Jeffery Oshiro is a Masters Student at the University of Hawaii at Manoa in the field robotics laboratory under supervision of professor Brian Bingham. He is operating an aquatic vehicle called the Wave Glider. In an interview on Falkor, he described the vehicle and how it will be used during the Coordinated Robotics fieldwork.
The Wave Glider is developed and made by Liquid Robotics Incorporated, an Ocean Data Service provider. It is an Autonomous Surface Vehicle, which is slightly different from most of the other robots on this cruise, which are AUV’s – Autonomous Underwater Vehicles.
The glider is comprised of two major components, about 1.2 meters long and 0.5 meters across. The first component, the “Float”, has the appearance of a surfboard and remains at the water’s surface. The second component is the “Sub” or the submarine, and it hangs underneath the Float by a 7-meter umbilical. The Sub is fully submerged. To see what the vehicle looks like, check out this video:
Brilliance in simplicity
The Wave Glider gets its name from its most unique feature, it converts the up-and-down motion of the waves into forward propulsion. This makes it a great vehicle for long missions. Construction-wise, it isn’t as sophisticated as the other submerged vehicles, mainly because we don’t have thrusters onboard. But that is the brilliance of it; its simple construction ensures reliability for sea-going missions. The glider is nearly all aluminum, foam, and fiberglass.
Without payloads, the vehicle weighs about 90 Kilograms and has a buoyancy (water-payload) of up to 20 kilograms onboard. If the payload is in a separate boat being towed, it can carry around much more weight.
The Wave Glider could also be described as an unmoored station-keeping buoy. If we give it a single point to swim around, it will maintain that position without having to be anchored to the sea floor.
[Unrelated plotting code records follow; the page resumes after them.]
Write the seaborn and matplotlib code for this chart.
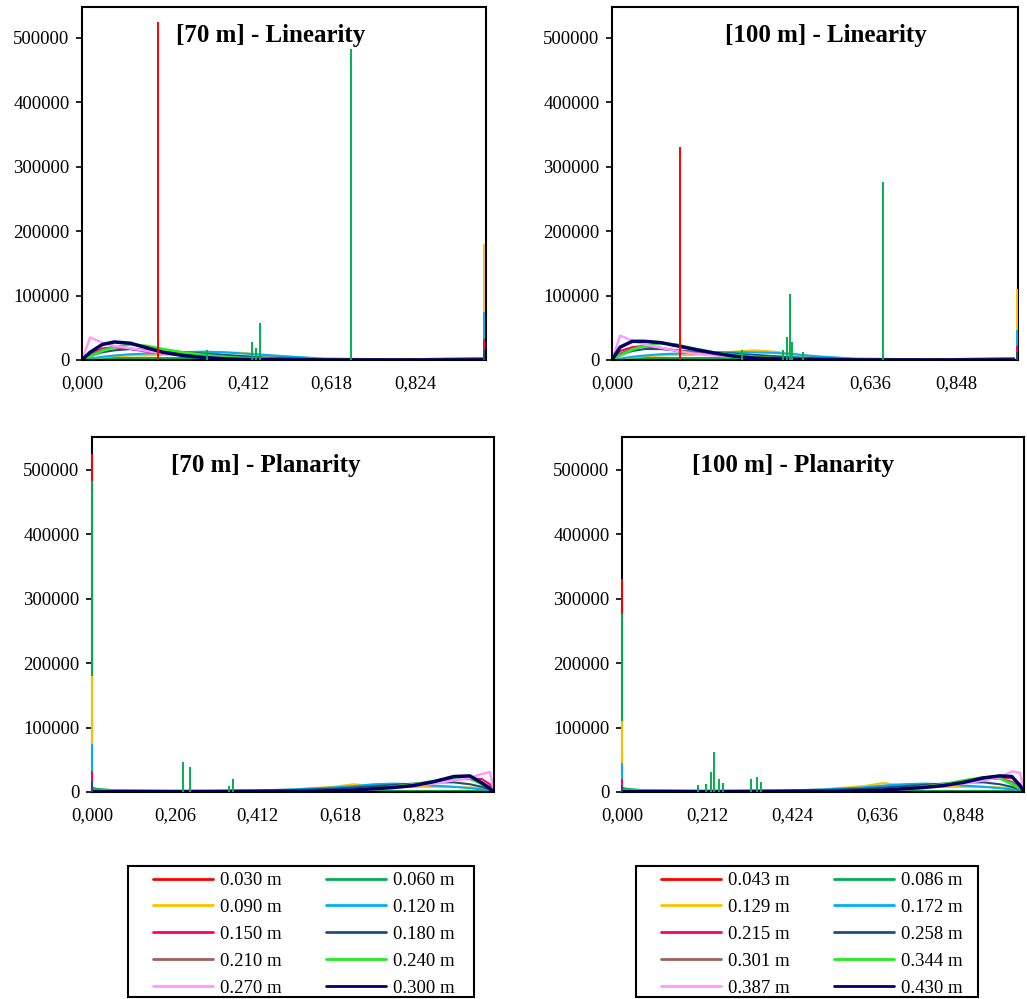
"""
Linearity / planarity histograms for the 70 m and 100 m neighbourhoods
"""

import matplotlib.pyplot as plt
import numpy as np
import pandas as pd
import seaborn as sns
from matplotlib.lines import Line2D
from matplotlib.patches import Rectangle

# scale labels (legend order)
SCALES_70 = ["0.030 m", "0.060 m", "0.090 m", "0.120 m", "0.150 m",
             "0.180 m", "0.210 m", "0.240 m", "0.270 m", "0.300 m"]
SCALES_100 = ["0.043 m", "0.086 m", "0.129 m", "0.172 m", "0.215 m",
              "0.258 m", "0.301 m", "0.344 m", "0.387 m", "0.430 m"]
COLORS = ["#FF0000", "#00B050", "#FFC000", "#00B0F0", "#FF0066",
          "#1F4E79", "#A0605A", "#22EE22", "#FF99FF", "#000066"]
WIDTHS = [1.5, 1.5, 1.5, 1.5, 1.5, 1.5, 1.5, 1.9, 1.7, 2.5]

# sampled x positions of the histograms
X_LIN = [0.0, 0.02, 0.05, 0.08, 0.12, 0.16, 0.2, 0.25, 0.3, 0.35, 0.4, 0.45, 0.5, 0.6, 0.8, 0.99]
X_PLN = [0.0, 0.01, 0.05, 0.2, 0.4, 0.5, 0.6, 0.65, 0.7, 0.75, 0.8, 0.85, 0.9, 0.94, 0.97, 0.99, 1.0]

# counts (thousands), one row per scale
LIN_70 = [
    [0, 1, 2, 2, 2, 1.5, 1, 1, 1, 1, 1, 0.5, 0.5, 0.5, 0.5, 1],
    [0, 1, 2, 3, 3, 3, 3, 3, 3, 3, 3, 3, 2, 1.5, 1, 2],
    [0, 2, 4, 6, 7, 7, 8, 9, 10, 12, 11, 8, 5, 2, 1, 3],
    [0, 2, 5, 7, 9, 10, 11, 12, 13, 12, 10, 8, 6, 2, 1, 3],
    [0, 10, 18, 20, 17, 13, 10, 8, 6, 5, 4, 3, 2, 1, 0.5, 2],
    [0, 6, 12, 15, 17, 15, 13, 12, 10, 8, 6, 4, 3, 1, 0.5, 1],
    [0, 8, 16, 20, 18, 15, 12, 9, 7, 5, 3, 2, 1, 0.5, 0.2, 0.5],
    [0, 5, 14, 20, 24, 22, 17, 12, 8, 5, 3, 2, 1, 0.3, 0.1, 0.2],
    [0, 35, 27, 22, 18, 14, 10, 7, 4, 3, 2, 1, 0.5, 0.2, 0.1, 0.2],
    [0, 12, 24, 28, 26, 19, 12, 7, 4, 2, 1, 0.5, 0.3, 0.2, 0.1, 0.2],
]
LIN_100 = [
    [0, 1, 2, 2, 2, 1.5, 1, 1, 1, 1, 1, 0.5, 0.5, 0.5, 0.5, 1],
    [0, 1, 2, 3, 3, 3, 3, 3, 3, 4, 5, 4, 2, 1.5, 1, 2],
    [0, 2, 4, 6, 7, 8, 8, 10, 13, 15, 13, 9, 5, 2, 1, 3],
    [0, 2, 5, 7, 9, 10, 11, 12, 12, 12, 11, 9, 6, 2, 1, 3],
    [0, 14, 20, 22, 18, 14, 10, 8, 6, 5, 4, 3, 2, 1, 0.5, 2],
    [0, 8, 14, 17, 17, 15, 13, 12, 10, 8, 6, 4, 3, 1, 0.5, 1],
    [0, 10, 18, 21, 19, 15, 12, 9, 7, 5, 3, 2, 1, 0.5, 0.2, 0.5],
    [0, 7, 16, 22, 26, 24, 18, 12, 8, 5, 3, 2, 1, 0.3, 0.1, 0.2],
    [0, 38, 30, 24, 19, 14, 10, 7, 5, 3, 2, 1, 0.5, 0.2, 0.1, 0.2],
    [0, 20, 29, 29, 27, 22, 17, 11, 6, 3, 2, 1, 0.5, 0.2, 0.1, 0.2],
]
PLN_70 = [
    [3, 2, 1, 0.5, 0.5, 0.5, 0.5, 0.5, 0.5, 0.5, 0.5, 0.5, 0.5, 0.5, 0.5, 0.5, 0],
    [7, 5, 3, 2, 1.5, 1.5, 1.5, 1.5, 1.5, 1.5, 1.5, 1.5, 1.5, 1.5, 1.5, 1.5, 0],
    [4, 3, 2, 1.5, 2, 4, 8, 12, 9, 8, 8, 8, 8, 7, 6, 4, 0],
    [4, 3, 2, 1.5, 2, 4, 7, 9, 12, 13, 12, 10, 8, 6, 4, 2, 0],
    [2, 1, 1, 1, 1, 1, 2, 3, 5, 7, 10, 14, 19, 21, 20, 12, 0],
    [1, 1, 1, 1, 2, 3, 5, 7, 9, 11, 13, 15, 15, 12, 8, 4, 0],
    [0.5, 0.5, 0.5, 0.5, 1, 2, 3, 4, 6, 9, 12, 16, 20, 20, 15, 8, 0],
    [0.5, 0.5, 0.5, 0.5, 1, 1, 2, 3, 5, 8, 12, 17, 22, 21, 12, 5, 0],
    [0.5, 0.5, 0.5, 0.5, 1, 1, 2, 3, 4, 6, 9, 13, 18, 22, 28, 31, 0],
    [0.5, 0.5, 0.5, 0.5, 1, 1, 2, 3, 5, 7, 10, 16, 24, 25, 14, 5, 0],
]
PLN_100 = [
    [3, 2, 1, 0.5, 0.5, 0.5, 0.5, 0.5, 0.5, 0.5, 0.5, 0.5, 0.5, 0.5, 0.5, 0.5, 0],
    [7, 5, 3, 2, 1.5, 1.5, 1.5, 1.5, 1.5, 1.5, 1.5, 1.5, 1.5, 1.5, 1.5, 1.5, 0],
    [4, 3, 2, 1.5, 2, 4, 9, 14, 10, 8, 8, 8, 8, 7, 6, 4, 0],
    [4, 3, 2, 1.5, 2, 4, 7, 10, 12, 13, 12, 10, 8, 6, 4, 2, 0],
    [2, 1, 1, 1, 1, 1, 2, 3, 5, 7, 10, 14, 19, 22, 22, 12, 0],
    [1, 1, 1, 1, 2, 3, 5, 7, 9, 11, 13, 15, 15, 12, 8, 4, 0],
    [0.5, 0.5, 0.5, 0.5, 1, 2, 3, 4, 6, 9, 12, 16, 20, 21, 16, 8, 0],
    [0.5, 0.5, 0.5, 0.5, 1, 1, 2, 3, 5, 8, 12, 18, 23, 21, 12, 5, 0],
    [0.5, 0.5, 0.5, 0.5, 1, 1, 2, 3, 4, 6, 9, 13, 18, 23, 32, 30, 0],
    [0.5, 0.5, 0.5, 0.5, 1, 1, 2, 3, 5, 7, 10, 15, 22, 25, 24, 10, 0],
]

# narrow single-bin peaks: scale index, x, count (thousands)
LIN_70_PEAK_IDX = [0, 1, 1, 1, 1, 1, 2, 3, 4, 5]
LIN_70_PEAK_X = [0.189, 0.31, 0.42, 0.43, 0.44, 0.665, 0.995, 0.995, 0.995, 0.995]
LIN_70_PEAK_Y = [525, 15, 28, 18, 57, 483, 180, 75, 33, 15]

LIN_100_PEAK_IDX = [0, 1, 1, 1, 1, 1, 1, 1, 2, 3, 4, 5]
LIN_100_PEAK_X = [0.167, 0.32, 0.42, 0.432, 0.438, 0.444, 0.47, 0.667, 0.997, 0.997, 0.997, 0.997]
LIN_100_PEAK_Y = [330, 15, 16, 35, 103, 28, 12, 277, 110, 47, 22, 12]

PLN_70_PEAK_IDX = [0, 1, 2, 3, 4, 5, 1, 1, 1, 1]
PLN_70_PEAK_X = [0.0, 0.0, 0.0, 0.0, 0.0, 0.0, 0.226, 0.245, 0.34, 0.35]
PLN_70_PEAK_Y = [525, 483, 180, 75, 33, 15, 46, 39, 10, 20]

PLN_100_PEAK_IDX = [0, 1, 2, 3, 4, 5, 1, 1, 1, 1, 1, 1, 1, 1, 1]
PLN_100_PEAK_X = [0.0, 0.0, 0.0, 0.0, 0.0, 0.0, 0.19, 0.21, 0.222, 0.229, 0.241, 0.25, 0.32, 0.335, 0.347]
PLN_100_PEAK_Y = [330, 277, 110, 45, 20, 10, 11, 12, 31, 62, 20, 14, 20, 23, 16]

TICKS_70 = [0.0, 0.206, 0.412, 0.618, 0.824]
LABELS_70_LIN = ["0,000", "0,206", "0,412", "0,618", "0,824"]
LABELS_70_PLN = ["0,000", "0,206", "0,412", "0,618", "0,823"]
TICKS_100 = [0.0, 0.212, 0.424, 0.636, 0.848]
LABELS_100 = ["0,000", "0,212", "0,424", "0,636", "0,848"]
Y_TICKS = [0, 100000, 200000, 300000, 400000, 500000]

W, H = 1027, 999


def draw_panel(ax, x, counts, peak_idx, peak_x, peak_y, title, title_x,
               ticks, tick_labels, ymax):
    """Draw one histogram panel."""
    for i, row in enumerate(counts):
        df = pd.DataFrame({"value": x, "count": np.array(row) * 1000})
        sns.lineplot(data=df, x="value", y="count", color=COLORS[i],
                     lw=WIDTHS[i], ax=ax)

    # single-bin peaks, drawn over the frame like in the original
    for i, px, py in zip(peak_idx, peak_x, peak_y):
        ax.vlines(px, 0, py * 1000, color=COLORS[i], lw=1.4, zorder=3, clip_on=False)

    ax.set_xlim(0, 1.0)
    ax.set_ylim(0, ymax)
    ax.set_xticks(ticks, tick_labels)
    ax.set_yticks(Y_TICKS, [str(v) for v in Y_TICKS])
    ax.set_xlabel("")
    ax.set_ylabel("")
    ax.tick_params(axis="x", length=0, pad=11, labelsize=13.5, labelcolor="black")
    ax.tick_params(axis="y", left=True, length=4, width=1.2, direction="out",
                   pad=5, labelsize=13.5, color="black", labelcolor="black")
    for sp in ax.spines.values():
        sp.set_color("black")
        sp.set_linewidth(1.5)
    ax.text(title_x, 0.92, title, transform=ax.transAxes, ha="center",
            va="center", fontsize=18, fontweight="bold", color="black")


sns.set_style("white")
plt.rcParams["font.family"] = ["Liberation Serif", "DejaVu Serif"]
plt.rcParams["text.color"] = "black"

fig = plt.figure(figsize=(W / 100, H / 100), dpi=100)

ax1 = fig.add_axes([82 / W, 1 - 360 / H, 404 / W, 353 / H])
ax2 = fig.add_axes([612 / W, 1 - 360 / H, 406 / W, 353 / H])
ax3 = fig.add_axes([92 / W, 1 - 792 / H, 402 / W, 355 / H])
ax4 = fig.add_axes([622 / W, 1 - 792 / H, 402 / W, 355 / H])

draw_panel(ax1, X_LIN, LIN_70, LIN_70_PEAK_IDX, LIN_70_PEAK_X, LIN_70_PEAK_Y,
           "[70 m] - Linearity", 0.468, TICKS_70, LABELS_70_LIN, 548000)
draw_panel(ax2, X_LIN, LIN_100, LIN_100_PEAK_IDX, LIN_100_PEAK_X, LIN_100_PEAK_Y,
           "[100 m] - Linearity", 0.527, TICKS_100, LABELS_100, 548000)
draw_panel(ax3, X_PLN, PLN_70, PLN_70_PEAK_IDX, PLN_70_PEAK_X, PLN_70_PEAK_Y,
           "[70 m] - Planarity", 0.433, TICKS_70, LABELS_70_PLN, 551000)
draw_panel(ax4, X_PLN, PLN_100, PLN_100_PEAK_IDX, PLN_100_PEAK_X, PLN_100_PEAK_Y,
           "[100 m] - Planarity", 0.425, TICKS_100, LABELS_100, 551000)

# legends: row-major order in two columns, frame drawn separately
order = [0, 2, 4, 6, 8, 1, 3, 5, 7, 9]
for scales, left, right in [(SCALES_70, 128, 474), (SCALES_100, 636, 978)]:
    handles = [Line2D([], [], color=COLORS[i], lw=2) for i in order]
    fig.legend(handles, [scales[i] for i in order], loc="upper left",
               bbox_to_anchor=((left + 25) / W, 1 - 872 / H), ncol=2,
               fontsize=13.5, frameon=False, handlelength=3.2, handletextpad=0.35,
               columnspacing=2.4, labelspacing=0.52, borderpad=0,
               borderaxespad=0)
    fig.patches.append(Rectangle((left / W, 1 - 997 / H), (right - left) / W, 131 / H,
                                 transform=fig.transFigure, fill=False,
                                 edgecolor="black", lw=1.5))

fig.savefig("out.png", dpi=100)
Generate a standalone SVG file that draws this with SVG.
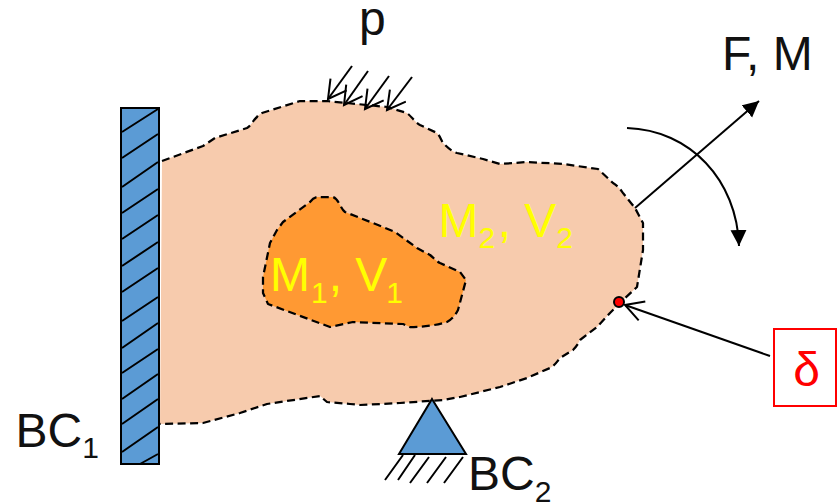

The glider version onboard, SV2, made its journey all the way from California to Sydney some years ago; and still holds a Guinness Book World record for that feat.
It can maintain an average speed of about 2 knots. If it gets stuck in a current, the glider can be delayed, but it will eventually ‘figure out’ and swim its way out. Sometimes it takes being a little clever with mission planning.
The Wave Glider uses no electricity, and no power for its forward propulsion – as long as there are waves, it will keep moving. Solar panels are mounted on top of the float, and the engineers charge on-board batteries that power the control software and other electronics, including sensors or payloads. Additionally, payloads are not limited to what you can fit inside the glider, it has a bit of towing power, so another boat could be attached to it.
One of the gliders strongest features is that it can reduce data collection operation costs for at sea missions. Traditionally, a boat crew would be out at sea with all of the equipment for weeks or months. That becomes costly with fuel, ship time, maintenance, paying the crew, etc. The Wave Glider can accomplish all that at pennies a day. Once launched, it can maintain itself at sea, providing a low-cost mobile platform for ocean data collection.
Surface to underwater interface
The science team is using the wave glider as a surface-to-submerged vessel communication interface at Scott Reef. With all our submerged vehicles, the only way to communicate with them underwater is through an acoustic modem. You can’t send a cell signal or GPS signal through the water. The use of the wave glider extends our range and duration because we have an acoustic modem built into the glider. With the glider’s surface component, we are able to communicate wirelessly to our submerged vehicles, providing a unique surface-to-water interface.
The device we have installed to the wave glider is a USBL head, which stands for ultrashort baseline. It is an acoustic transceiver that communicates with our submerged vehicles that have similar acoustic modems installed. At the top level, we use this to communicate with our submerged vehicles by sending commands and receiving data. On a lower level, we use the USBL for navigation and positioning of our submerged vehicles. This set up works similar to how a GPS operates, by basically triangulates our submerged vehicles position with an array of acoustic devices.
For instance, with this experiment, we have a submerged vehicle called a “Photo-Float” and its movement subject to currents. The glider will be able to determine the position of the submerged Photo-Float and track it, follow it, and transmit its data back to the surface. So the Wave Glider on this mission isn’t necessarily collecting data itself, it is the surface interface, communicating with our submerged vehicles.
Deployment and recovery are the trickiest part about the Wave Glider compared to traditional vehicles, since no other vehicle has a component that hangs seven meters below. The science team is lucky though, with calm sea states, and a well-equipped vessel with several cranes, we are confident that it won’t be too much of a problem.